Economic zone investors may face tax benefit cuts
Investors say such initiatives may discourage local and foreign investments

- Currently, there is no import duty on capital machinery for industries inside EZs
- The government plans to impose 1% duty
- Currently, there is no duty on the import of construction materials
- Now the government considers imposing regular tax
- Currently, there is no import tax on vehicles used by the economic zone industries
- The government is likely to impose regular tax which is as high as 800%
- The government considers reducing VAT on land lease from 15% to 2%
Investors in economic zones may lose duty and tax benefits to some extent as the government plans to remove the "disparity" with their counterparts investing elsewhere in the country.
Currently, industries in the economic zones enjoy duty-free import of capital machinery but may face a 1% duty similar to other industries in the next fiscal year, according to finance ministry officials involved in the budget formation process.
Similarly, the industries might be required to pay all kinds of taxes on the import of construction materials that are currently tax-free. Additionally, their duty-free facility for vehicle imports is also likely to be withdrawn, resulting in industries having to pay regular duties, which can be as high as 800%.
The upcoming budget is likely to propose imposing VAT on supplies received by investors in economic zones that currently enjoy a waiver.
However, there is a possibility that the long-discussed value-added tax (VAT) on land lease in the economic zones may be reduced from 15% to 2%, the officials also said.
Investors believe that such initiatives may discourage both local and foreign investments.
"Such sudden changes are unexpected. It reduces investor confidence," said Rupali Haque Chowdhury, managing director of Berger Paints Bangladesh Limited, an investor in the Bangabandhu Sheikh Mujib Shilpa Nagar, the country's largest economic zone.
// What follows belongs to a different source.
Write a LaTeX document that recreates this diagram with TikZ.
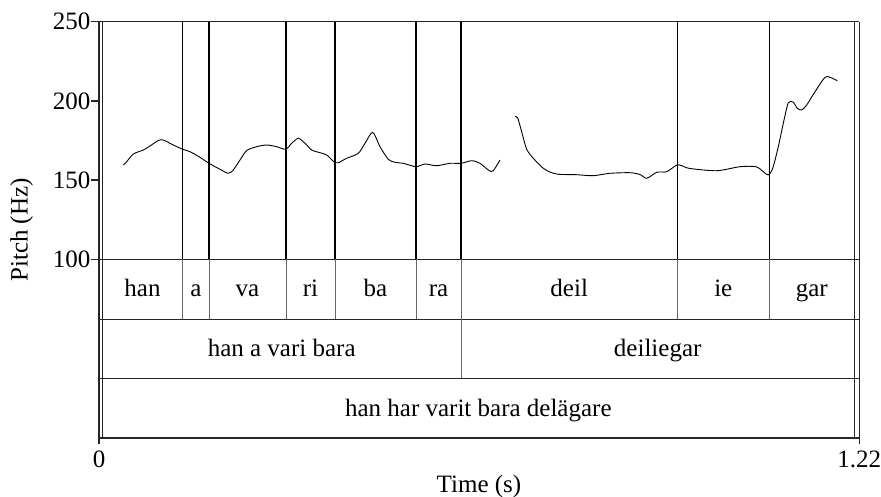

"Investors are attracted by the government's various incentive commitments. However, a sudden increase in taxes will raise costs, potentially discouraging future investments," added the former president of the Foreign Investors Chamber of Commerce and Industry.
To promote local and foreign direct investment and centralise the industrial units that had been scattered for a long time, the government established the Bangladesh Economic Zone Authority (Beza) in 2010.
The Beza is determined to establish 100 economic zones in the country which can potentially create direct and indirect employment opportunities for 10 million people and goods and services worth $40 billion will be produced from here.
According to Beza, the government has approved 97 economic zone sites. Of them, the development work of 29 economic zones is in progress while 10 economic zones have already gone into production. Investment proposals of $26 billion have been approved in all these economic zones. The approved investment proposals will create about 1 million new jobs.
Almost eight companies are in commercial production and 70 industries are under construction. These industries provide employment to around 50,000 people and invested around $4.5 billion.
To attract investment, industries in economic zones enjoy VAT waiver in gas, water, electricity and fuel. It also provides tax exemption for the first three years of investment. Tax holiday benefits are provided for the next seven years.
Investors outside the economic zones have been raising objections about the disparity between the VAT and tax benefits provided to industries within the zones.
Farid Uddin, a former member of the National Board of Revenue, told TBS that, "If such an initiative is taken, it will be rational. Because there was discrimination with industries outside the economic zones."
However, a senior official of one of the leading private companies inside an economic zone, on condition of anonymity, told TBS, "Local and foreign investors are coming forward to set up industries in Beza because of such facilities. Because they took this decision after considering other options."
"Now someone will import capital machinery, or start the process. If such a decision is taken at such a time, it will be detrimental to the investors. This will definitely discourage investment," he added.
However, he said, "There was no VAT on land lease at the time of investment. But later, the NBR imposed VAT. The VAT related to land lease is relatively insignificant compared to the proposed increase in expenditure in other areas, including new capital machinery."